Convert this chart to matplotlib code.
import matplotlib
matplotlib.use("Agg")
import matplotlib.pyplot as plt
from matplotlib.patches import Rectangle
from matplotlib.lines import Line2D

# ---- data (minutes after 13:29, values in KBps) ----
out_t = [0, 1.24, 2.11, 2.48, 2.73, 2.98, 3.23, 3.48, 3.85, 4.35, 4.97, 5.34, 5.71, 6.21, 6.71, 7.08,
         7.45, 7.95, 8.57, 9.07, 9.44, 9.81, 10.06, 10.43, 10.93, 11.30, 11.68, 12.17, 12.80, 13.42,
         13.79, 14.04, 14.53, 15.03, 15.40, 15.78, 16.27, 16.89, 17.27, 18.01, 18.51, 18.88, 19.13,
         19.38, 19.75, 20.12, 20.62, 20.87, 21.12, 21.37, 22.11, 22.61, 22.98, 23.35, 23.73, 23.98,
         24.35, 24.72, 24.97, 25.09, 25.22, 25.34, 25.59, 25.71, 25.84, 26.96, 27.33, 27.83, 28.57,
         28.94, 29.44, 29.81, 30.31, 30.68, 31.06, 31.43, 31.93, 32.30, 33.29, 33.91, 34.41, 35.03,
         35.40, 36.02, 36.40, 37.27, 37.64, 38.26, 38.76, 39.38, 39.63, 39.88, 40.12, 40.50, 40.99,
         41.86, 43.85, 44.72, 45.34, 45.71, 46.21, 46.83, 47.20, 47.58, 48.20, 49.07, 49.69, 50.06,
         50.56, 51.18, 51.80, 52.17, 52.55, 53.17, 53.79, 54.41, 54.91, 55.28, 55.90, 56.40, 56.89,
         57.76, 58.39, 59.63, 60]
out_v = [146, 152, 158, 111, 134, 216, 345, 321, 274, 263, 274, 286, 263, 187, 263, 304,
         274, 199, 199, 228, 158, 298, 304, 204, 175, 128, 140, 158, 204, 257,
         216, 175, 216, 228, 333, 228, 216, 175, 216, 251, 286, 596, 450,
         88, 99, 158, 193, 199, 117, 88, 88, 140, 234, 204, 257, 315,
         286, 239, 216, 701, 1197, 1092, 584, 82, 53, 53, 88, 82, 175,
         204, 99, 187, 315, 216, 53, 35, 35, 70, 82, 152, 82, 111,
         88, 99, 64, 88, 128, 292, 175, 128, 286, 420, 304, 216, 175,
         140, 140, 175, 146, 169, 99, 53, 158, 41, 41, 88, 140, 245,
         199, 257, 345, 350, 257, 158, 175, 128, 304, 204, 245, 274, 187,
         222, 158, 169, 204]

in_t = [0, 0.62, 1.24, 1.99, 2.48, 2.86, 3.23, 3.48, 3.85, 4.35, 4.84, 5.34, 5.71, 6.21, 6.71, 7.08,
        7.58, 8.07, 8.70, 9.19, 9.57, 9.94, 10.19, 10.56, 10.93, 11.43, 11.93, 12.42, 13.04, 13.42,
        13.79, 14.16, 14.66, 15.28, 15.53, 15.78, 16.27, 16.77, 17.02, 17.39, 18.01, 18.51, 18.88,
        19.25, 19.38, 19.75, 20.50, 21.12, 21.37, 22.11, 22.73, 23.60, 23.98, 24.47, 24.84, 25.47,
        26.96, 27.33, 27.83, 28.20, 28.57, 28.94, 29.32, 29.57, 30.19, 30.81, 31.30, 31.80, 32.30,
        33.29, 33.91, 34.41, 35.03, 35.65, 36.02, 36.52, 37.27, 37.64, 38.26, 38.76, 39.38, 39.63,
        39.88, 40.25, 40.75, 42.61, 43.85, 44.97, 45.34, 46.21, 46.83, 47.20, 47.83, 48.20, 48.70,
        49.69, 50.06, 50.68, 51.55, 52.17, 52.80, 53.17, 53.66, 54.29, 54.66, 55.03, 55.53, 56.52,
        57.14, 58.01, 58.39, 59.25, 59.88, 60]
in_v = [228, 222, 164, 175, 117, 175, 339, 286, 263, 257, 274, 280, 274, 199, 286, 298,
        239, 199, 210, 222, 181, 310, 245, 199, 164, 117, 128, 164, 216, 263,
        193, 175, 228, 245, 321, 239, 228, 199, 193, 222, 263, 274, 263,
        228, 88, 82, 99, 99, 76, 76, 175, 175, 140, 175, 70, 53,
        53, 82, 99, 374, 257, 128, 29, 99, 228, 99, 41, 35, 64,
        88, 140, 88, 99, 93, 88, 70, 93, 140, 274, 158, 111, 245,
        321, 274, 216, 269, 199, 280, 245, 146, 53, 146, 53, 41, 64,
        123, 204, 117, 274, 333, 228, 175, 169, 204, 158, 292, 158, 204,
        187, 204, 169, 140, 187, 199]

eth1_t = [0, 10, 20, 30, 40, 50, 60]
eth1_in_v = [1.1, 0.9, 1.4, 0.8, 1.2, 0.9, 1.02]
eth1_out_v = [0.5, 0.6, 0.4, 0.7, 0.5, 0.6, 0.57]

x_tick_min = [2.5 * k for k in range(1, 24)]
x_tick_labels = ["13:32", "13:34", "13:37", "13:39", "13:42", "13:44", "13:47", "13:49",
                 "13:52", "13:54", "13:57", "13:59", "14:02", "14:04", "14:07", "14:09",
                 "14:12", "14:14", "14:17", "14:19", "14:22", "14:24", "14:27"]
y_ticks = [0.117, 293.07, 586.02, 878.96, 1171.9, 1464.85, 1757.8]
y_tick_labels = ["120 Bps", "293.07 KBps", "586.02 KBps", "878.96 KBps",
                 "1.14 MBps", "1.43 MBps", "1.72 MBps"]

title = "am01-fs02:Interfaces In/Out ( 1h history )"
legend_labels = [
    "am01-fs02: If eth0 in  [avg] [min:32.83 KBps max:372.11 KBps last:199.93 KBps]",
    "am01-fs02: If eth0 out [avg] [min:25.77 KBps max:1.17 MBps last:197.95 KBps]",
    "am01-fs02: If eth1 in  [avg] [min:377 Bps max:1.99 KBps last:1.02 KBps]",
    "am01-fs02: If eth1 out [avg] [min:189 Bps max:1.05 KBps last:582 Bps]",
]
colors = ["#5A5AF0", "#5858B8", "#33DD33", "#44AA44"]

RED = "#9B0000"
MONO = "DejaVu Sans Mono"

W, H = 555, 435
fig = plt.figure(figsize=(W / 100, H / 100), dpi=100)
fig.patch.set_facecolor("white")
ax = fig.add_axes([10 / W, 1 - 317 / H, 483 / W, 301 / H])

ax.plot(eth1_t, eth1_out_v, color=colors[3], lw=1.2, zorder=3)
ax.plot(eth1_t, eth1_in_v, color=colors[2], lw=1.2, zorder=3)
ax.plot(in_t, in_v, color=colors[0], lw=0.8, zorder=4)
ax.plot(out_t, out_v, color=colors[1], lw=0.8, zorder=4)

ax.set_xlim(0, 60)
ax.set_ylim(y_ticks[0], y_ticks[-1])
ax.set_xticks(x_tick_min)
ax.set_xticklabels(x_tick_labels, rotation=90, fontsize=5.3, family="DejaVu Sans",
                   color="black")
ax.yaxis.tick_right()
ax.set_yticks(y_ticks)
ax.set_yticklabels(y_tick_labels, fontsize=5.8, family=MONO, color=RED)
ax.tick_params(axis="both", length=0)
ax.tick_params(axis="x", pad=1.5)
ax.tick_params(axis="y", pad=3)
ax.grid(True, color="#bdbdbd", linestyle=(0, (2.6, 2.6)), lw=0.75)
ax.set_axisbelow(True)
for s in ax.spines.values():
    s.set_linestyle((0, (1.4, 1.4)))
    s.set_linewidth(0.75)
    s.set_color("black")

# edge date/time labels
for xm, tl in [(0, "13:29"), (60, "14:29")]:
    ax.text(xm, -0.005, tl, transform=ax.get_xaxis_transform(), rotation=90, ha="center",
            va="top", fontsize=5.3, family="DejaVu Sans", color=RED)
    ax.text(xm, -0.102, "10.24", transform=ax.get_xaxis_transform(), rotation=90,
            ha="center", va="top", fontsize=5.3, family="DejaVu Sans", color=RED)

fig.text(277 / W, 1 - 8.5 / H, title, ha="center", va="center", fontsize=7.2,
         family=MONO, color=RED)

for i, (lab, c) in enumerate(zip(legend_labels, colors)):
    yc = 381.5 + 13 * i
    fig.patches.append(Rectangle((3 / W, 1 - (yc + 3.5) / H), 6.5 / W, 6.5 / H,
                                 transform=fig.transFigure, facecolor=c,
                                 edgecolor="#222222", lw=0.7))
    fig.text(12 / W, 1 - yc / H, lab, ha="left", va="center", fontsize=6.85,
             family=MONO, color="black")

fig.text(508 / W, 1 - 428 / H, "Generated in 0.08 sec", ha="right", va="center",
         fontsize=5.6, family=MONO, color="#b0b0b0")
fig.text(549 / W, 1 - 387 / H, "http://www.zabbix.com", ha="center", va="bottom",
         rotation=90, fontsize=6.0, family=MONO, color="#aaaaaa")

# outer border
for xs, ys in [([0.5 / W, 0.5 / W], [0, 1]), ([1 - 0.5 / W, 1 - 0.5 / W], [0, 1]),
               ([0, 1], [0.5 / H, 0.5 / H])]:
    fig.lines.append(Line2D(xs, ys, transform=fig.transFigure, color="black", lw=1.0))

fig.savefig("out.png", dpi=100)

* * * *

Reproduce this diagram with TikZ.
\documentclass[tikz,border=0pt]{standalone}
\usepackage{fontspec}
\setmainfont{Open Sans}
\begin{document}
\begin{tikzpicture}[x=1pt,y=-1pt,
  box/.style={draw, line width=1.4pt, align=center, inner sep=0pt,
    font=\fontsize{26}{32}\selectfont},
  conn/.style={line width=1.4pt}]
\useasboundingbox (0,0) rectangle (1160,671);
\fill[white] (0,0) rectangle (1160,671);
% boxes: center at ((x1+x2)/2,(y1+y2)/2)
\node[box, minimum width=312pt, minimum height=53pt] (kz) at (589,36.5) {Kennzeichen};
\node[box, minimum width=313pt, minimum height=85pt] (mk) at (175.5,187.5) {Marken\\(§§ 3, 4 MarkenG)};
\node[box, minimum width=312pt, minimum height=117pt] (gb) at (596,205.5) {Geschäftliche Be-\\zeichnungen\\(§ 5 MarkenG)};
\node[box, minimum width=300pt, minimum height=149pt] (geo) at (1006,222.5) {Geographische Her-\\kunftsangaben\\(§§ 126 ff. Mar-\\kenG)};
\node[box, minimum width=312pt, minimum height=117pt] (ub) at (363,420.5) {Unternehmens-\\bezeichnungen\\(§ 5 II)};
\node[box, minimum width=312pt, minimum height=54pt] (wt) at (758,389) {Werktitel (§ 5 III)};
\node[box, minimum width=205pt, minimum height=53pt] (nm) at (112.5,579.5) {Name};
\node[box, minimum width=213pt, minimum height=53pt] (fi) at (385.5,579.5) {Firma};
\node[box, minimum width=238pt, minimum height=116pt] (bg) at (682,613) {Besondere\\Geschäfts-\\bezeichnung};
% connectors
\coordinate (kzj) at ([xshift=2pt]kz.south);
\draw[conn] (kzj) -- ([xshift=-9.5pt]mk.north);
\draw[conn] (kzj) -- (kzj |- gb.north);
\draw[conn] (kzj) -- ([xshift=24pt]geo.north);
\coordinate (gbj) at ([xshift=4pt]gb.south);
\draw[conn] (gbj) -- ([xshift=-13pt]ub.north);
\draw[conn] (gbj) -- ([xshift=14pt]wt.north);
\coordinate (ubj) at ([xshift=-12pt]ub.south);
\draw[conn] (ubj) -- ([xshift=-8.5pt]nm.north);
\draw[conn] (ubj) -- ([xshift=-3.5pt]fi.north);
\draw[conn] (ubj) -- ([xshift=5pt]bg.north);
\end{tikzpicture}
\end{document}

* * * *

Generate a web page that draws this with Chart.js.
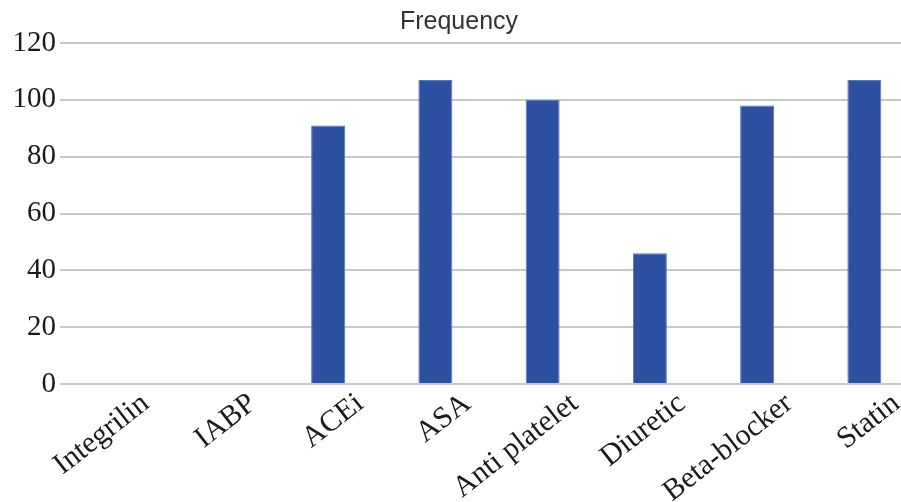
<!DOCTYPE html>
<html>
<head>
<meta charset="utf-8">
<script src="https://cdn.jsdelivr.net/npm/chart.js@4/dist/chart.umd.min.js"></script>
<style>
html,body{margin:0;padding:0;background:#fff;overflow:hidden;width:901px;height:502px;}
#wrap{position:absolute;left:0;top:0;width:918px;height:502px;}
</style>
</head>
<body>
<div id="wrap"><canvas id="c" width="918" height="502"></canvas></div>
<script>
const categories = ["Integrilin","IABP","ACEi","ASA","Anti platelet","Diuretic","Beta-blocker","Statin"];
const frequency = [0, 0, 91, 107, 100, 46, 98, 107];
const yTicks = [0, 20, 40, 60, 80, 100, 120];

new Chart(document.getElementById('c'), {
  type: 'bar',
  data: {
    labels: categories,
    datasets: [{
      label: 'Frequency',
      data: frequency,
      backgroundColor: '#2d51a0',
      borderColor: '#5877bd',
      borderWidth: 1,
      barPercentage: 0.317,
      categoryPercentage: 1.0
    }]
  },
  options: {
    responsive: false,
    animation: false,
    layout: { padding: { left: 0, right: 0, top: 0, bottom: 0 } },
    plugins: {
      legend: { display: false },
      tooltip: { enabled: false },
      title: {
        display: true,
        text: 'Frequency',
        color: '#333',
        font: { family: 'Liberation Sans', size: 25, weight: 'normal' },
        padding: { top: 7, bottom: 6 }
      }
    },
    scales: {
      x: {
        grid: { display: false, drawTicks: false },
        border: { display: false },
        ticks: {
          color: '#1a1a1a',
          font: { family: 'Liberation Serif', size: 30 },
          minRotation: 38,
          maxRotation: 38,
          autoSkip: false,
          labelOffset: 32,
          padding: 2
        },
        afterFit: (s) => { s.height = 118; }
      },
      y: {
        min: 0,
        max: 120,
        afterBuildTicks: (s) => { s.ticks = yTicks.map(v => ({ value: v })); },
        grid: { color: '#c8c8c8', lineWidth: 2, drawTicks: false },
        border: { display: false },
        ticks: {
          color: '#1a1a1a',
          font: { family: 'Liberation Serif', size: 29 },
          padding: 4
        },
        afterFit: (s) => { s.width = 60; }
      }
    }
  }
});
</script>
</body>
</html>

* * * *

→ INSTRUCTION
Extract all lines that hold the word "matplotlib".

→ RESULT FOR THIS EXERCISE
Convert this chart to matplotlib code.
import matplotlib
matplotlib.use("Agg")
import matplotlib.pyplot as plt
from matplotlib.patches import Rectangle
from matplotlib.lines import Line2D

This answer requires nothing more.